13.Efficient and Multiply Robust Risk Estimation under General Forms of Dataset Shift
Authors:Hongxiang Qiu, Eric Tchetgen Tchetgen, Edgar Dobriban
Abstract: Statistical machine learning methods often face the challenge of limited data available from the population of interest. One remedy is to leverage data from auxiliary source populations, which share some conditional distributions or are linked in other ways with the target domain. Techniques leveraging such \emph{dataset shift} conditions are known as \emph{domain adaptation} or \emph{transfer learning}. Despite extensive literature on dataset shift, limited works address how to efficiently use the auxiliary populations to improve the accuracy of risk evaluation for a given machine learning task in the target population.
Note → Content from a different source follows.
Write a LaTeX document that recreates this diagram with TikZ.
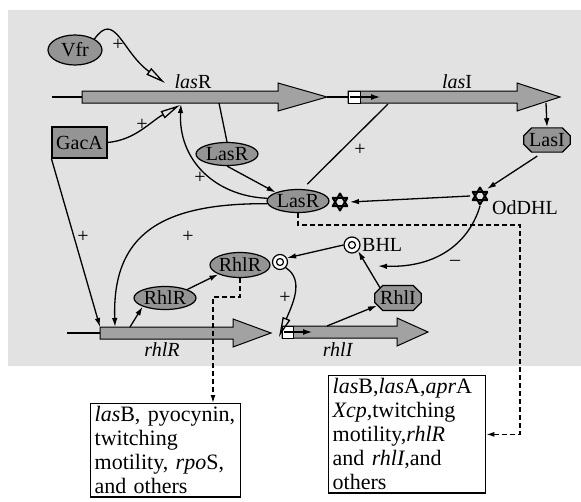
\documentclass[tikz,border=0pt]{standalone}
\usepackage{fontspec}
\setmainfont{Liberation Serif}
\usepackage{tikz}
\usetikzlibrary{arrows.meta,positioning,shapes.geometric,shapes.misc}
\definecolor{qsbg}{RGB}{226,226,226}
\definecolor{qsfill}{RGB}{148,148,148}
\definecolor{qsgene}{RGB}{162,162,162}
\newcommand{\qsfont}{\fontsize{20}{24}\selectfont}

\begin{document}
\begin{tikzpicture}[x=1pt,y=-1pt,
    prot/.style={ellipse, draw, line width=1.2pt, fill=qsfill, inner sep=0pt, minimum width=62pt, minimum height=23pt, font=\qsfont},
    synth/.style={chamfered rectangle, chamfered rectangle xsep=4pt, chamfered rectangle ysep=4pt, draw, line width=1.2pt, fill=qsfill, inner sep=1.5pt, minimum width=44pt, minimum height=23pt, font=\qsfont},
    regbox/.style={draw, line width=1.2pt, fill=qsfill, inner sep=1pt, minimum width=55pt, minimum height=31pt, font=\qsfont},
    ahl/.style={circle, draw, line width=1.2pt, fill=white, minimum size=16pt, inner sep=0pt,
      path picture={\draw[line width=1.2pt] (path picture bounding box.center) circle[radius=3.5pt];}},
    hexa/.style={circle, minimum size=19.5pt, inner sep=0pt,
      path picture={\draw[line width=2pt, line join=round]
        (path picture bounding box.center) ++(90:8.5pt) -- ++(240:14.7pt) -- ++(0:14.7pt) -- cycle
        (path picture bounding box.center) ++(270:8.5pt) -- ++(120:14.7pt) -- ++(0:14.7pt) -- cycle;}},
    gene/.style={draw, line width=1pt, fill=qsgene},
    genelbl/.style={font=\qsfont, inner sep=0pt},
    sign/.style={font=\qsfont, inner sep=0pt},
    link/.style={draw, line width=1.3pt},
    act/.style={draw, line width=1.3pt, -{Latex[length=9pt,width=5.5pt]}},
    hook/.style={draw, line width=1.3pt, -{Triangle[open,length=20pt,width=8pt]}},
    dashlink/.style={draw, line width=1.3pt, dash pattern=on 5pt off 3pt, -{Latex[length=8pt,width=5pt]}},
    target/.style={draw, line width=1.3pt, fill=white, align=left, anchor=north west, inner xsep=4pt, inner ysep=3pt, font=\fontsize{22}{24}\selectfont}
  ]
  \useasboundingbox (0,0) rectangle (581,501);
  \fill[qsbg] (8,10) rectangle (581,366);

  % genes
  \draw[link] (52,97) -- (82,97);
  \draw[gene] (82,91) -- (278,91) -- (278,83) -- (327,97) -- (278,111) -- (278,103) -- (82,103) -- cycle;
  \draw[link] (327,97) -- (348,97);
  \draw[gene] (348,91) -- (517,91) -- (517,83) -- (560,97) -- (517,111) -- (517,103) -- (348,103) -- cycle;
  \draw[line width=1pt, fill=white] (348,91) rectangle (360,103);
  \draw[line width=1.2pt, -{Latex[length=9pt,width=6pt]}] (350,97) -- (380,97);

  \draw[link] (67,333) -- (100,333);
  \draw[gene] (100,327) -- (233,327) -- (233,319) -- (271,333) -- (233,347) -- (233,339) -- (100,339) -- cycle;
  \draw[gene] (282,326) -- (397,326) -- (397,318) -- (428,332) -- (397,346) -- (397,338) -- (282,338) -- cycle;
  \draw[line width=1pt, fill=white] (282,326) rectangle (293,338);
  \draw[line width=1.2pt, -{Latex[length=9pt,width=6pt]}] (284,332) -- (312,332);

  \node[genelbl] (lasRlbl) at (193,82) {\textit{las}R};
  \node[genelbl] (lasIlbl) at (457,82) {\textit{las}I};
  \node[genelbl] (rhlRlbl) at (162,350) {\textit{rhlR}};
  \node[genelbl] (rhlIlbl) at (338,350) {\textit{rhlI}};

  \coordinate (vfrtip) at (165,83);
  \coordinate (gacatip) at (180,105);
  \coordinate (lasRprom) at (181,104);
  \coordinate (lasRout) at (219,103);
  \coordinate (lasIprom) at (388,104);
  \coordinate (lasIout) at (546,103);
  \coordinate (rhlRstart) at (100,327);
  \coordinate (rhlRin) at (115,327);
  \coordinate (rhlRout) at (130,327);
  \coordinate (rhlIprom) at (279,337);
  \coordinate (rhlIout) at (327,326);
  \coordinate (bhlblock) at (378,266);
  \coordinate (dashA) at (213,297);
  \coordinate (dashB) at (520,225);

  % proteins and signals
  \node[prot, minimum width=54pt, minimum height=30pt] (Vfr) at (75,50) {Vfr};
  \node[regbox] (GacA) at (79.5,142.5) {GacA};
  \node[prot] (LasRa) at (227,154) {LasR};
  \node[prot] (LasRb) at (298,201) {LasR};
  \node[hexa] (LasRs) at (340,202) {};
  \node[synth] (LasI) at (547,140) {LasI};
  \node[hexa] (OdDHL) at (480,196) {};
  \node[genelbl, anchor=west] (OdDHLlbl) at (492,208) {OdDHL};
  \node[ahl] (BHL) at (352,245) {};
  \node[genelbl, anchor=west] (BHLlbl) at (362,245) {BHL};
  \node[prot, minimum width=60pt, minimum height=25pt] (RhlRb) at (240,265) {RhlR};
  \node[ahl, minimum size=15pt] (RhlRc) at (280,262) {};
  \node[prot] (RhlRa) at (165,298) {RhlR};
  \node[synth] (RhlI) at (398,298) {RhlI};

  \node[target, text width=142pt] (tgtA) at (90,403)
    {\textit{las}B, pyocynin,\\twitching\\motility, \textit{rpo}S,\\and others};
  \node[target, text width=149pt] (tgtB) at (328,375)
    {\textit{las}B,\textit{las}A,\textit{apr}A\\\textit{Xcp},twitching\\motility,\textit{rhlR}\\and \textit{rhlI},and\\others};

  % regulation
  \draw[hook] (Vfr.north east) .. controls (115,10) and (122,52) .. (vfrtip);
  \draw[hook] (GacA.east) .. controls (135,140) and (150,122) .. (gacatip);
  \draw[act] (LasRb.175) .. controls (215,196) and (178,160) .. (lasRprom);
  \draw[link] (lasRout) -- (LasRa.north);
  \draw[act] (LasRa.south) -- (LasRb.north west);
  \draw[link, shorten <=7pt] (LasRb.70) -- (lasIprom);
  \draw[act] (lasIout) -- (LasI.north);
  \draw[act, shorten <=6pt] (LasI.250) -- (OdDHL.north east);
  \draw[act] (OdDHL.west) -- (LasRs.east);
  \draw[act] (OdDHL.south) .. controls (470,240) and (440,268) .. (bhlblock);
  \draw[act] (GacA.south west) -- (rhlRstart);
  \draw[act] (LasRb.185) .. controls (160,203) and (112,235) .. (rhlRin);
  \draw[act] (rhlRout) -- (RhlRa.south west);
  \draw[act] (RhlRa.north east) -- (RhlRb.south west);
  \draw[act] (BHL.west) -- (RhlRc.30);
  \draw[act] (RhlI.150) -- (BHL.south east);
  \draw[act] (rhlIout) -- (RhlI.200);
  \draw[hook] (RhlRc.south east) .. controls (305,280) and (292,305) .. (rhlIprom);

  \draw[dashlink] (RhlRb.south) |- (dashA) -- (dashA |- tgtA.north);
  \draw[dashlink] (LasRb.south) |- (dashB) -- (dashB |- tgtB.east) -- (tgtB.east);

  \node[sign] (p1) at (118,45) {+};
  \node[sign] (p2) at (142,125) {+};
  \node[sign] (p3) at (200,178) {+};
  \node[sign] (p4) at (360,150) {+};
  \node[sign] (p5) at (83,237) {+};
  \node[sign] (p6) at (188,237) {+};
  \node[sign] (p7) at (285,298) {+};
  \node[sign] (m1) at (455,263) {\textendash};
\end{tikzpicture}
\end{document}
In this paper, we study the general problem of efficiently estimating target population risk under various dataset shift conditions, leveraging semiparametric efficiency theory. We consider a general class of dataset shift conditions, which includes three popular conditions -- covariate, label and concept shift -- as special cases. We allow for partially non-overlapping support between the source and target populations. We develop efficient and multiply robust estimators along with a straightforward specification test of these dataset shift conditions. We also derive efficiency bounds for two other dataset shift conditions, posterior drift and location-scale shift. Simulation studies support the efficiency gains due to leveraging plausible dataset shift conditions.